## What the exercise asks
Nothing but the lines from the line with "What TikZ code" to the line with "(levelslbl) at (578,299)", both included, is to be repeated, and those exactly. Leave out the pictures.

## Given records
|---|

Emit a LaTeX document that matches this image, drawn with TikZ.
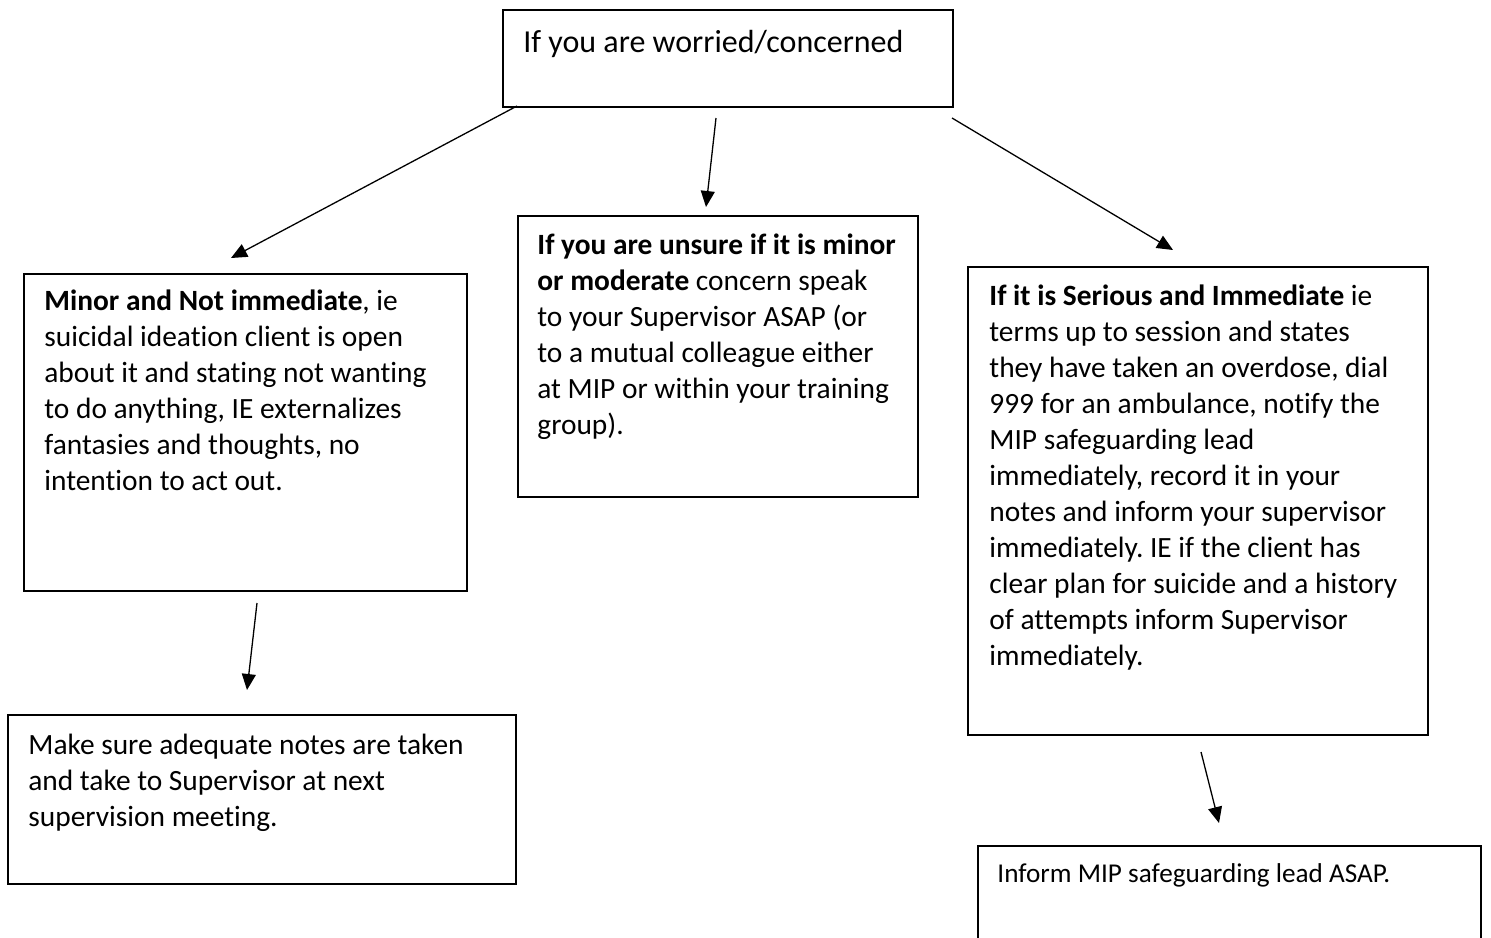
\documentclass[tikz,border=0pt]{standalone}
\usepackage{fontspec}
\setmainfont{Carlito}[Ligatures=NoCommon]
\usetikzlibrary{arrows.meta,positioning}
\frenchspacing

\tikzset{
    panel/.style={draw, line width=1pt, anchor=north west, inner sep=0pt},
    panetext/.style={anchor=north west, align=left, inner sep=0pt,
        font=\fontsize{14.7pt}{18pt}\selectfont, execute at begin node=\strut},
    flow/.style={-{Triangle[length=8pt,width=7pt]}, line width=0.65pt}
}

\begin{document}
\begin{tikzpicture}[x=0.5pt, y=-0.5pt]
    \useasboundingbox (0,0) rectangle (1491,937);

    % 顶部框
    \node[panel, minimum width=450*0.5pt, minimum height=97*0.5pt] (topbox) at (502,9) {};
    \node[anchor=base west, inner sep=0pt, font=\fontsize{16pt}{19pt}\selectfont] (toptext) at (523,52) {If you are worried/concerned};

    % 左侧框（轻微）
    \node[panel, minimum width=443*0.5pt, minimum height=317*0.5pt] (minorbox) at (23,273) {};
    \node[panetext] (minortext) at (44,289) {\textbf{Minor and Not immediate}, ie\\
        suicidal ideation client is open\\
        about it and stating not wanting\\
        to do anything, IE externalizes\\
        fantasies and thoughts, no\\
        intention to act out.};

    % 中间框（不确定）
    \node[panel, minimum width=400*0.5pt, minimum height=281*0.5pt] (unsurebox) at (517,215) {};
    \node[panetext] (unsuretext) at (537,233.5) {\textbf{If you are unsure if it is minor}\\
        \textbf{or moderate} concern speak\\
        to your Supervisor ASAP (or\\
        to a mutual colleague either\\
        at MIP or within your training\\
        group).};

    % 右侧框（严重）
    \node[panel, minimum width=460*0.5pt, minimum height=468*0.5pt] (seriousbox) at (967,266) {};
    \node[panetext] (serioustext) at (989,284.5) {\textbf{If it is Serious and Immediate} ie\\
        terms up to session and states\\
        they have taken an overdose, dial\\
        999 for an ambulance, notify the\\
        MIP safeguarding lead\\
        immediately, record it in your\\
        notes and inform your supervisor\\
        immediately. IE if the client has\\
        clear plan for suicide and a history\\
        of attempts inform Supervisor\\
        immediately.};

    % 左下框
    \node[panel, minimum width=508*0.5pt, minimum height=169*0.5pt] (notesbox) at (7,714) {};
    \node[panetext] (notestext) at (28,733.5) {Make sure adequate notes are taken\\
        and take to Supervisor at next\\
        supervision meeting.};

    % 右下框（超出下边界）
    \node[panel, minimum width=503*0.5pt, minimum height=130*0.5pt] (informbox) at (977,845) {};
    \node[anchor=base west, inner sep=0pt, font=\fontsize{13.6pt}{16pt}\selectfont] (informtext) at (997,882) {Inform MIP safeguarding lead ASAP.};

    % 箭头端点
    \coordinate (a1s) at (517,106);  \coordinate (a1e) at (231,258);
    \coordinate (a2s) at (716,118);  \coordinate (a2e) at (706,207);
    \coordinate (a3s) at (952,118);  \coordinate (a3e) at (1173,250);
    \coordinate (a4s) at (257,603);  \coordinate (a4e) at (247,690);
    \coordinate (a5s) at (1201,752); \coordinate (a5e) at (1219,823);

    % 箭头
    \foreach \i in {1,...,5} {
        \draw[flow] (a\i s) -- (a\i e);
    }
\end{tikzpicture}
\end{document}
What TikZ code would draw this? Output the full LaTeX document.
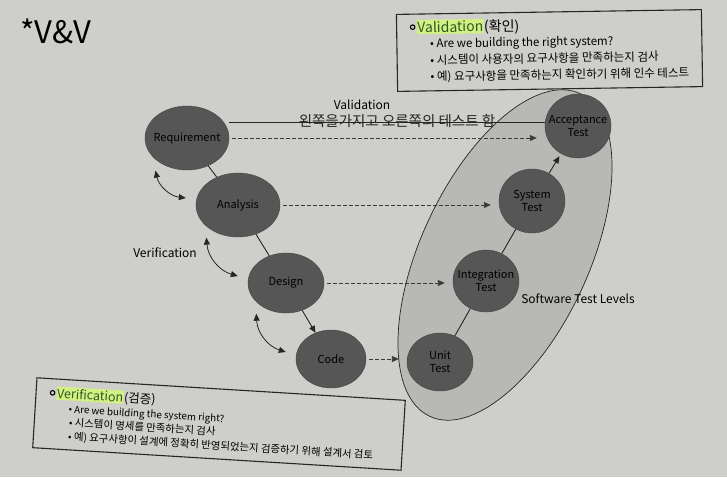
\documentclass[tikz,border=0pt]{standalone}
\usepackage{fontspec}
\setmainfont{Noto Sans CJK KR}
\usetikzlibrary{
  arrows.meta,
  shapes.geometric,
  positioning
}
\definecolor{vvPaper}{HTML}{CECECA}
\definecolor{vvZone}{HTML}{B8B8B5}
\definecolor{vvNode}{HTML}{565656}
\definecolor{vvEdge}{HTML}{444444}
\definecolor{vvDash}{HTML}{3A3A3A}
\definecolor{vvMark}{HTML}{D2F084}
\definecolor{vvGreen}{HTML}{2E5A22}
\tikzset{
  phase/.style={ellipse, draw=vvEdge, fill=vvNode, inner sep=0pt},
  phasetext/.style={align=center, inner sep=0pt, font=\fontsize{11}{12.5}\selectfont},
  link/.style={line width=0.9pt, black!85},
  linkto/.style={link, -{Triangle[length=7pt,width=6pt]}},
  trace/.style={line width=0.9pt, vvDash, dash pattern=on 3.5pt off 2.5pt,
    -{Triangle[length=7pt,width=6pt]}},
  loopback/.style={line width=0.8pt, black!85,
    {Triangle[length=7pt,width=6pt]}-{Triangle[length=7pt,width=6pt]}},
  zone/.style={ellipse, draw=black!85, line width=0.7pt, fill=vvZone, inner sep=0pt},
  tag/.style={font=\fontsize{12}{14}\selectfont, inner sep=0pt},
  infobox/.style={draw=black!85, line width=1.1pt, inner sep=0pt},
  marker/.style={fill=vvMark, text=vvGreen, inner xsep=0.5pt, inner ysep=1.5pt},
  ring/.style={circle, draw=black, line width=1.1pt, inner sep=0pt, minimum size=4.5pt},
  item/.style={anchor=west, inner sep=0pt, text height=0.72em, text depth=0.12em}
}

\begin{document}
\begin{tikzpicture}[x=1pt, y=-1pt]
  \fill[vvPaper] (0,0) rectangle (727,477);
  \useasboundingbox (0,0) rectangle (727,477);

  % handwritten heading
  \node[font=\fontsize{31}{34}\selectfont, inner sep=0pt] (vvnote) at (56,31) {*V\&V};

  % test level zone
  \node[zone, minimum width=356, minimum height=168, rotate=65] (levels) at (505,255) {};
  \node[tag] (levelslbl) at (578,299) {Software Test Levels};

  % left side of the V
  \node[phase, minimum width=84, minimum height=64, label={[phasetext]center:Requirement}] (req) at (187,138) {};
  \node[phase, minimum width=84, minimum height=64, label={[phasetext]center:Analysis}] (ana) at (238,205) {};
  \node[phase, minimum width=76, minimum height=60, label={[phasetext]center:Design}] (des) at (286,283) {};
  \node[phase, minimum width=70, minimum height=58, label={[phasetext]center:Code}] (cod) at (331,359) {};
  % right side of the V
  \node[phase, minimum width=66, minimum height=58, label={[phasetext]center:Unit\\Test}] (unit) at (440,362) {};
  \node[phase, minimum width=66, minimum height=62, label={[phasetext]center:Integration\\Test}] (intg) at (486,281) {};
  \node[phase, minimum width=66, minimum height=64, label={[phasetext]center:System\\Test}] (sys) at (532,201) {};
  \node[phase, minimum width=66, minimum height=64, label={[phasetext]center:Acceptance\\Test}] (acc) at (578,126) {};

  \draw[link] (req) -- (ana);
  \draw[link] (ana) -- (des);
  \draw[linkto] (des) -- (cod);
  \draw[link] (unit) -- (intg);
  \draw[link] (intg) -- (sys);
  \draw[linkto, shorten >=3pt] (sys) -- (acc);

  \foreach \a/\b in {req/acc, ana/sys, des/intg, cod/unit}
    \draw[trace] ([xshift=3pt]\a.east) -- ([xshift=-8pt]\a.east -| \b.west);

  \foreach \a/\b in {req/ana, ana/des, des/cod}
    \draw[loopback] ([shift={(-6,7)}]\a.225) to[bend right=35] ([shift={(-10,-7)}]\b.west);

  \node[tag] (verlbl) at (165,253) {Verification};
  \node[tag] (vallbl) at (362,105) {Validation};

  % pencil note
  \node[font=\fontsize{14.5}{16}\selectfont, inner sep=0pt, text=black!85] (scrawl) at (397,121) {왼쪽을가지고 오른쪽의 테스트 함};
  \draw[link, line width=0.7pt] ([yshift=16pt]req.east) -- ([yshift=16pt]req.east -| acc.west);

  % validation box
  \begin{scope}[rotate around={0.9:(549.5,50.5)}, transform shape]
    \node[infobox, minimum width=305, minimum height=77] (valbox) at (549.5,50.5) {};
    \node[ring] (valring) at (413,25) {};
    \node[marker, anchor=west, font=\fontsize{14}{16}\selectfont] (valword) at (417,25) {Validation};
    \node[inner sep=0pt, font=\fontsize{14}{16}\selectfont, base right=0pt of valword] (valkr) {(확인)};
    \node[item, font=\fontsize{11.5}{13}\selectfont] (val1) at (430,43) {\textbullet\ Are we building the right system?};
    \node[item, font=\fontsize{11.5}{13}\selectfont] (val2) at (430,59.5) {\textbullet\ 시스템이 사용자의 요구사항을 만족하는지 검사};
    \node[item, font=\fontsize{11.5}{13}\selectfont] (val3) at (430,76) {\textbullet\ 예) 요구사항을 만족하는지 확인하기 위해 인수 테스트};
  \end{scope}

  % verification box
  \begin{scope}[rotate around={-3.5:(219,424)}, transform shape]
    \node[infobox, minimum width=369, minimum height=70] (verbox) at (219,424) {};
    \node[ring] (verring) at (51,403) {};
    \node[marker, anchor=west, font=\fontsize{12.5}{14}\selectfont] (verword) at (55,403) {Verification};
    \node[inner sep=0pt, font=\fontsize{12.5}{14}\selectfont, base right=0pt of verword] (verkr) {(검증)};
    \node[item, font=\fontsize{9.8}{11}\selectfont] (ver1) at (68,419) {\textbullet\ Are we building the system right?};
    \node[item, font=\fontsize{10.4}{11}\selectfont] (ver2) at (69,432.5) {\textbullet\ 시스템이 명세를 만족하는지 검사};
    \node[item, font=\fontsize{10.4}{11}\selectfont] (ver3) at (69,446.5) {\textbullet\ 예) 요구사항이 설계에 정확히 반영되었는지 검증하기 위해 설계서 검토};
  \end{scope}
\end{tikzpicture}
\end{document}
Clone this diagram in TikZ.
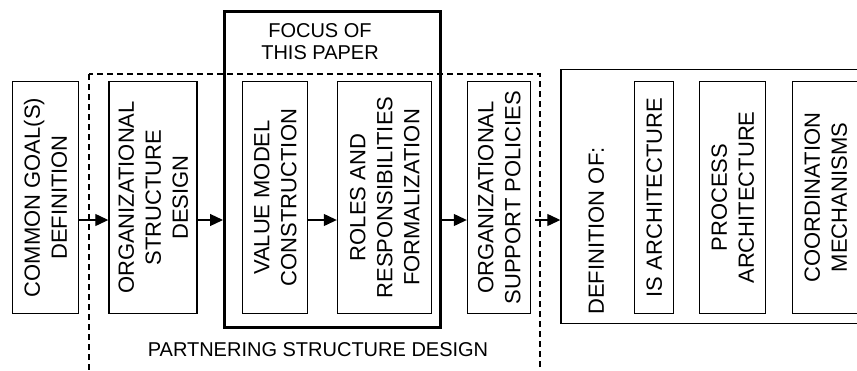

|---|

## Task output
What TikZ code would draw this? Output the full LaTeX document.
\documentclass[tikz,border=0pt]{standalone}
\usepackage{fontspec}
\setmainfont{Noto Sans CJK KR}
\usetikzlibrary{
  arrows.meta,
  shapes.geometric,
  positioning
}
\definecolor{vvPaper}{HTML}{CECECA}
\definecolor{vvZone}{HTML}{B8B8B5}
\definecolor{vvNode}{HTML}{565656}
\definecolor{vvEdge}{HTML}{444444}
\definecolor{vvDash}{HTML}{3A3A3A}
\definecolor{vvMark}{HTML}{D2F084}
\definecolor{vvGreen}{HTML}{2E5A22}
\tikzset{
  phase/.style={ellipse, draw=vvEdge, fill=vvNode, inner sep=0pt},
  phasetext/.style={align=center, inner sep=0pt, font=\fontsize{11}{12.5}\selectfont},
  link/.style={line width=0.9pt, black!85},
  linkto/.style={link, -{Triangle[length=7pt,width=6pt]}},
  trace/.style={line width=0.9pt, vvDash, dash pattern=on 3.5pt off 2.5pt,
    -{Triangle[length=7pt,width=6pt]}},
  loopback/.style={line width=0.8pt, black!85,
    {Triangle[length=7pt,width=6pt]}-{Triangle[length=7pt,width=6pt]}},
  zone/.style={ellipse, draw=black!85, line width=0.7pt, fill=vvZone, inner sep=0pt},
  tag/.style={font=\fontsize{12}{14}\selectfont, inner sep=0pt},
  infobox/.style={draw=black!85, line width=1.1pt, inner sep=0pt},
  marker/.style={fill=vvMark, text=vvGreen, inner xsep=0.5pt, inner ysep=1.5pt},
  ring/.style={circle, draw=black, line width=1.1pt, inner sep=0pt, minimum size=4.5pt},
  item/.style={anchor=west, inner sep=0pt, text height=0.72em, text depth=0.12em}
}

\begin{document}
\begin{tikzpicture}[x=1pt, y=-1pt]
  \fill[vvPaper] (0,0) rectangle (727,477);
  \useasboundingbox (0,0) rectangle (727,477);

  % handwritten heading
  \node[font=\fontsize{31}{34}\selectfont, inner sep=0pt] (vvnote) at (56,31) {*V\&V};

  % test level zone
  \node[zone, minimum width=356, minimum height=168, rotate=65] (levels) at (505,255) {};
  \node[tag] (levelslbl) at (578,299) {Software Test Levels};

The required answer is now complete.